I have been kind of laxxed the last few weeks on updating this site. It has been a very trying couple of weeks and when push comes to shove, I just have not really felt like it.

Last week I got an F on a paper for my Frank Lloyd Wright class and this kind of put me in a tale-spin. I feel that this is my favorite class, that I am learning the most from it, and that the paper I wrote was among my best papers over the last couple of years (of which my worst grade has been a low B). With only two total papers I felt the only thing left to do was to drop the course entirely.

This was a very difficult decision because I really did like the class, but at the end of the day, it doesn’t matter for my graduation so I just decided to kick it. It will help me get a little more time at any rate.

However, this drop will leave me without my best study time which has been the four to five hours between classes on Tuesdays. Because of this, I decided that I will stick around campus for an hour or two after classes on Tuesdays and Thursdays in order to make up the time. And sometimes I plan to still go to my FLW class as the prof doesn’t take any attendance. I really have found that I get much better studying done away from home than at home. I get too distracted there.

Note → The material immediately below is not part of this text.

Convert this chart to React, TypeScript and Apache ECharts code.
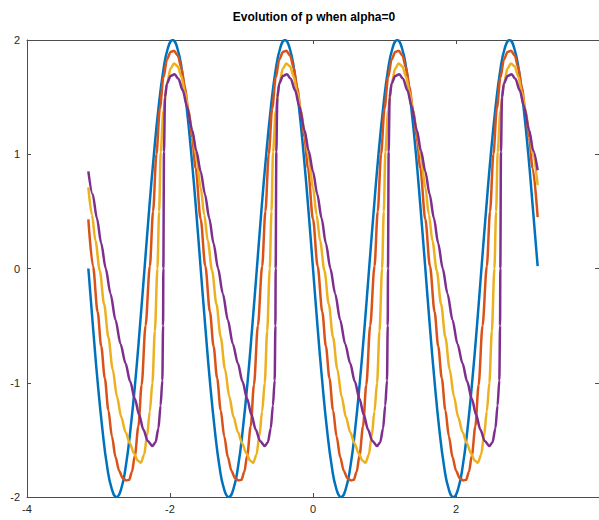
import React, { useEffect, useRef } from "react";
import * as echarts from "echarts";

const chartTitle = "Evolution of p when alpha=0";
const xTickMin = -4;
const xTickMax = 4;
const xTickStep = 2;
const yTickMin = -2;
const yTickMax = 2;
const yTickStep = 1;

const blueX = [
  -3.142, -3.076, -3.011, -2.945, -2.88, -2.814, -2.749, -2.683, -2.618, -2.553, -2.487, -2.422, -2.356, -2.291, -2.225, -2.16, -2.094, -2.029, -1.963, -1.898, -1.833, -1.767, -1.702, -1.636,
  -1.571, -1.505, -1.44, -1.374, -1.309, -1.244, -1.178, -1.113, -1.047, -0.982, -0.916, -0.851, -0.785, -0.72, -0.654, -0.589, -0.524, -0.458, -0.393, -0.327, -0.262, -0.196, -0.131, -0.065,
  0, 0.065, 0.131, 0.196, 0.262, 0.327, 0.393, 0.458, 0.524, 0.589, 0.654, 0.72, 0.785, 0.851, 0.916, 0.982, 1.047, 1.113, 1.178, 1.244, 1.309, 1.374, 1.44, 1.505,
  1.571, 1.636, 1.702, 1.767, 1.833, 1.898, 1.963, 2.029, 2.094, 2.16, 2.225, 2.291, 2.356, 2.422, 2.487, 2.553, 2.618, 2.683, 2.749, 2.814, 2.88, 2.945, 3.011, 3.076,
  3.142,
];
const blueY = [
  0, -0.52, -1, -1.41, -1.73, -1.93, -2, -1.93, -1.73, -1.41, -1, -0.52, 0, 0.52, 1, 1.41, 1.73, 1.93, 2, 1.93, 1.73, 1.41, 1, 0.52,
  0, -0.52, -1, -1.41, -1.73, -1.93, -2, -1.93, -1.73, -1.41, -1, -0.52, 0, 0.52, 1, 1.41, 1.73, 1.93, 2, 1.93, 1.73, 1.41, 1, 0.52,
  0, -0.52, -1, -1.41, -1.73, -1.93, -2, -1.93, -1.73, -1.41, -1, -0.52, 0, 0.52, 1, 1.41, 1.73, 1.93, 2, 1.93, 1.73, 1.41, 1, 0.52,
  0, -0.52, -1, -1.41, -1.73, -1.93, -2, -1.93, -1.73, -1.41, -1, -0.52, 0, 0.52, 1, 1.41, 1.73, 1.93, 2, 1.93, 1.73, 1.41, 1, 0.52,
  0.02,
];

const orangeX = [
  -3.142, -3.077, -3.012, -2.962, -2.912, -2.862, -2.812, -2.762, -2.712, -2.662, -2.612, -2.572, -2.532, -2.492, -2.442, -2.397, -2.342, -2.282, -2.237, -2.19, -2.142, -2.092, -2.042, -1.992, -1.944, -1.892, -1.842, -1.792, -1.742, -1.692, -1.642,
  -1.571, -1.506, -1.441, -1.391, -1.341, -1.291, -1.241, -1.191, -1.141, -1.091, -1.041, -1.001, -0.961, -0.921, -0.871, -0.826, -0.771, -0.711, -0.666, -0.619, -0.571, -0.521, -0.471, -0.421, -0.373, -0.321, -0.271, -0.221, -0.171, -0.121, -0.071,
  0, 0.065, 0.13, 0.18, 0.23, 0.28, 0.33, 0.38, 0.43, 0.48, 0.53, 0.57, 0.61, 0.65, 0.7, 0.745, 0.8, 0.86, 0.905, 0.952, 1.0, 1.05, 1.1, 1.15, 1.198, 1.25, 1.3, 1.35, 1.4, 1.45, 1.5,
  1.571, 1.636, 1.701, 1.751, 1.801, 1.851, 1.901, 1.951, 2.001, 2.051, 2.101, 2.141, 2.181, 2.221, 2.271, 2.316, 2.371, 2.431, 2.476, 2.523, 2.571, 2.621, 2.671, 2.721, 2.769, 2.821, 2.871, 2.921, 2.971, 3.021, 3.071,
  3.142,
];
const orangeY = [
  0.43, 0.02, -0.38, -0.68, -0.96, -1.24, -1.47, -1.65, -1.77, -1.835, -1.855, -1.85, -1.78, -1.64, -1.38, -1.02, -0.5, 0.02, 0.5, 1.0, 1.4, 1.67, 1.83, 1.895, 1.905, 1.865, 1.76, 1.59, 1.38, 1.15, 0.88,
  0.43, 0.02, -0.38, -0.68, -0.96, -1.24, -1.47, -1.65, -1.77, -1.835, -1.855, -1.85, -1.78, -1.64, -1.38, -1.02, -0.5, 0.02, 0.5, 1.0, 1.4, 1.67, 1.83, 1.895, 1.905, 1.865, 1.76, 1.59, 1.38, 1.15, 0.88,
  0.43, 0.02, -0.38, -0.68, -0.96, -1.24, -1.47, -1.65, -1.77, -1.835, -1.855, -1.85, -1.78, -1.64, -1.38, -1.02, -0.5, 0.02, 0.5, 1.0, 1.4, 1.67, 1.83, 1.895, 1.905, 1.865, 1.76, 1.59, 1.38, 1.15, 0.88,
  0.43, 0.02, -0.38, -0.68, -0.96, -1.24, -1.47, -1.65, -1.77, -1.835, -1.855, -1.85, -1.78, -1.64, -1.38, -1.02, -0.5, 0.02, 0.5, 1.0, 1.4, 1.67, 1.83, 1.895, 1.905, 1.865, 1.76, 1.59, 1.38, 1.15, 0.88,
  0.45,
];

const yellowX = [
  -3.142, -3.092, -3.042, -2.982, -2.922, -2.862, -2.802, -2.742, -2.682, -2.622, -2.562, -2.502, -2.452, -2.407, -2.362, -2.322, -2.282, -2.246, -2.212, -2.176, -2.152, -2.13, -2.092, -2.042, -1.992, -1.944, -1.892, -1.842, -1.792, -1.742, -1.692, -1.635,
  -1.571, -1.521, -1.471, -1.411, -1.351, -1.291, -1.231, -1.171, -1.111, -1.051, -0.991, -0.931, -0.881, -0.836, -0.791, -0.751, -0.711, -0.675, -0.641, -0.605, -0.581, -0.559, -0.521, -0.471, -0.421, -0.373, -0.321, -0.271, -0.221, -0.171, -0.121, -0.064,
  0, 0.05, 0.1, 0.16, 0.22, 0.28, 0.34, 0.4, 0.46, 0.52, 0.58, 0.64, 0.69, 0.735, 0.78, 0.82, 0.86, 0.896, 0.93, 0.966, 0.99, 1.012, 1.05, 1.1, 1.15, 1.198, 1.25, 1.3, 1.35, 1.4, 1.45, 1.507,
  1.571, 1.621, 1.671, 1.731, 1.791, 1.851, 1.911, 1.971, 2.031, 2.091, 2.151, 2.211, 2.261, 2.306, 2.351, 2.391, 2.431, 2.467, 2.501, 2.537, 2.561, 2.583, 2.621, 2.671, 2.721, 2.769, 2.821, 2.871, 2.921, 2.971, 3.021, 3.078,
  3.142,
];
const yellowY = [
  0.71, 0.47, 0.24, -0.02, -0.31, -0.6, -0.88, -1.12, -1.3, -1.43, -1.53, -1.62, -1.68, -1.7, -1.63, -1.47, -1.25, -1.0, -0.55, 0.0, 0.5, 1.02, 1.38, 1.62, 1.75, 1.795, 1.77, 1.68, 1.55, 1.39, 1.21, 0.99,
  0.71, 0.47, 0.24, -0.02, -0.31, -0.6, -0.88, -1.12, -1.3, -1.43, -1.53, -1.62, -1.68, -1.7, -1.63, -1.47, -1.25, -1.0, -0.55, 0.0, 0.5, 1.02, 1.38, 1.62, 1.75, 1.795, 1.77, 1.68, 1.55, 1.39, 1.21, 0.99,
  0.71, 0.47, 0.24, -0.02, -0.31, -0.6, -0.88, -1.12, -1.3, -1.43, -1.53, -1.62, -1.68, -1.7, -1.63, -1.47, -1.25, -1.0, -0.55, 0.0, 0.5, 1.02, 1.38, 1.62, 1.75, 1.795, 1.77, 1.68, 1.55, 1.39, 1.21, 0.99,
  0.71, 0.47, 0.24, -0.02, -0.31, -0.6, -0.88, -1.12, -1.3, -1.43, -1.53, -1.62, -1.68, -1.7, -1.63, -1.47, -1.25, -1.0, -0.55, 0.0, 0.5, 1.02, 1.38, 1.62, 1.75, 1.795, 1.77, 1.68, 1.55, 1.39, 1.21, 0.99,
  0.73,
];

const purpleX = [
  -3.142, -3.082, -3.022, -2.962, -2.899, -2.832, -2.762, -2.692, -2.622, -2.557, -2.492, -2.432, -2.372, -2.312, -2.246, -2.202, -2.162, -2.132, -2.107, -2.097, -2.093, -2.084, -2.07, -2.042, -1.992, -1.935, -1.882, -1.822, -1.762, -1.69, -1.632,
  -1.571, -1.511, -1.451, -1.391, -1.328, -1.261, -1.191, -1.121, -1.051, -0.986, -0.921, -0.861, -0.801, -0.741, -0.675, -0.631, -0.591, -0.561, -0.536, -0.526, -0.522, -0.513, -0.499, -0.471, -0.421, -0.364, -0.311, -0.251, -0.191, -0.119, -0.061,
  0, 0.06, 0.12, 0.18, 0.243, 0.31, 0.38, 0.45, 0.52, 0.585, 0.65, 0.71, 0.77, 0.83, 0.896, 0.94, 0.98, 1.01, 1.035, 1.045, 1.049, 1.058, 1.072, 1.1, 1.15, 1.207, 1.26, 1.32, 1.38, 1.452, 1.51,
  1.571, 1.631, 1.691, 1.751, 1.814, 1.881, 1.951, 2.021, 2.091, 2.156, 2.221, 2.281, 2.341, 2.401, 2.467, 2.511, 2.551, 2.581, 2.606, 2.616, 2.62, 2.629, 2.643, 2.671, 2.721, 2.778, 2.831, 2.891, 2.951, 3.023, 3.081,
  3.142,
];
const purpleY = [
  0.85, 0.65, 0.44, 0.22, 0.0, -0.22, -0.45, -0.66, -0.83, -0.99, -1.14, -1.28, -1.41, -1.51, -1.553, -1.52, -1.4, -1.2, -0.98, -0.5, 0.0, 1.02, 1.5, 1.62, 1.685, 1.7, 1.66, 1.56, 1.42, 1.21, 1.03,
  0.85, 0.65, 0.44, 0.22, 0.0, -0.22, -0.45, -0.66, -0.83, -0.99, -1.14, -1.28, -1.41, -1.51, -1.553, -1.52, -1.4, -1.2, -0.98, -0.5, 0.0, 1.02, 1.5, 1.62, 1.685, 1.7, 1.66, 1.56, 1.42, 1.21, 1.03,
  0.85, 0.65, 0.44, 0.22, 0.0, -0.22, -0.45, -0.66, -0.83, -0.99, -1.14, -1.28, -1.41, -1.51, -1.553, -1.52, -1.4, -1.2, -0.98, -0.5, 0.0, 1.02, 1.5, 1.62, 1.685, 1.7, 1.66, 1.56, 1.42, 1.21, 1.03,
  0.85, 0.65, 0.44, 0.22, 0.0, -0.22, -0.45, -0.66, -0.83, -0.99, -1.14, -1.28, -1.41, -1.51, -1.553, -1.52, -1.4, -1.2, -0.98, -0.5, 0.0, 1.02, 1.5, 1.62, 1.685, 1.7, 1.66, 1.56, 1.42, 1.21, 1.03,
  0.86,
];

const seriesDefs = [
  { name: "t0", xs: blueX, ys: blueY, color: "#0072BD", smooth: 0.5, mono: undefined },
  { name: "t1", xs: orangeX, ys: orangeY, color: "#D95319", smooth: 0.3, mono: "x" },
  { name: "t2", xs: yellowX, ys: yellowY, color: "#EDB120", smooth: 0.3, mono: "x" },
  { name: "t3", xs: purpleX, ys: purpleY, color: "#7E2F8E", smooth: 0.3, mono: "x" },
];

const axisColor = "#4d4d4d";
const textColor = "#262626";
const fontFamily = "'Liberation Sans', Arial, Helvetica, sans-serif";

export default function App() {
  const ref = useRef<HTMLDivElement>(null);
  useEffect(() => {
    if (!ref.current) return;
    const chart = echarts.init(ref.current, null, { renderer: "svg" });
    const baseX = {
      type: "value",
      min: xTickMin,
      max: xTickMax,
      interval: xTickStep,
      splitLine: { show: false },
      axisLine: { show: true, onZero: false, lineStyle: { color: axisColor, width: 1 } },
      axisTick: { show: true, inside: true, length: 4, lineStyle: { color: axisColor } },
    };
    const baseY = {
      type: "value",
      min: yTickMin,
      max: yTickMax,
      interval: yTickStep,
      splitLine: { show: false },
      axisLine: { show: true, onZero: false, lineStyle: { color: axisColor, width: 1 } },
      axisTick: { show: true, inside: true, length: 4, lineStyle: { color: axisColor } },
    };
    chart.setOption({
      animation: false,
      backgroundColor: "#ffffff",
      grid: { left: 27, right: -3, top: 40, bottom: 23, containLabel: false },
      graphic: [
        {
          type: "text",
          x: 314,
          y: 17,
          style: {
            text: chartTitle,
            fill: "#000000",
            font: `bold 12px ${fontFamily}`,
            textAlign: "center",
            textVerticalAlign: "middle",
          },
        },
      ],
      xAxis: [
        {
          ...baseX,
          position: "bottom",
          axisLabel: { show: true, margin: 6, color: textColor, fontSize: 11, fontFamily, showMaxLabel: false },
        },
        { ...baseX, position: "top", axisLabel: { show: false } },
      ],
      yAxis: [
        {
          ...baseY,
          position: "left",
          axisLabel: { show: true, margin: 7, color: textColor, fontSize: 11, fontFamily },
        },
        { ...baseY, position: "right", axisLabel: { show: false } },
      ],
      series: seriesDefs.map((s) => ({
        name: s.name,
        type: "line",
        xAxisIndex: 0,
        yAxisIndex: 0,
        data: s.xs.map((x, i) => [x, s.ys[i]]),
        showSymbol: false,
        smooth: s.smooth,
        smoothMonotone: s.mono,
        clip: true,
        lineStyle: { color: s.color, width: 2.5 },
        itemStyle: { color: s.color },
      })),
    });
    return () => chart.dispose();
  }, []);
  return (
    <div
      ref={ref}
      style={{ position: "fixed", left: 0, top: 0, width: 599, height: 520, background: "#fff" }}
    />
  );
}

As if this wasn’t enough for my psyche, I have been having a wealth of “relationship” dreams which have been putting me into a state of eternal loneliness. I haven’t really felt that I could talk to my roommate about any of these problems either so I have this sense of being alone that I just haven’t felt in a very long time, if ever. I feel very alone right now, both for not having a girlfriend, and for not having anyone that I feel that I can reliably talk to who actually understands what I am going through.

It isn’t all bad though. I’ve been really getting into my books from Recent fiction and my recent paper for it came very easily to me which I was happy about. In addition to this, I saw Across the Universe this past weekend and this combination has left me feeling very artsy. Because of this, I have gotten back into writing my book and I am pleased with this progress. I feel like I really am doing a better job at fleshing out my story, though sometimes I think I am setting into the details a little too much.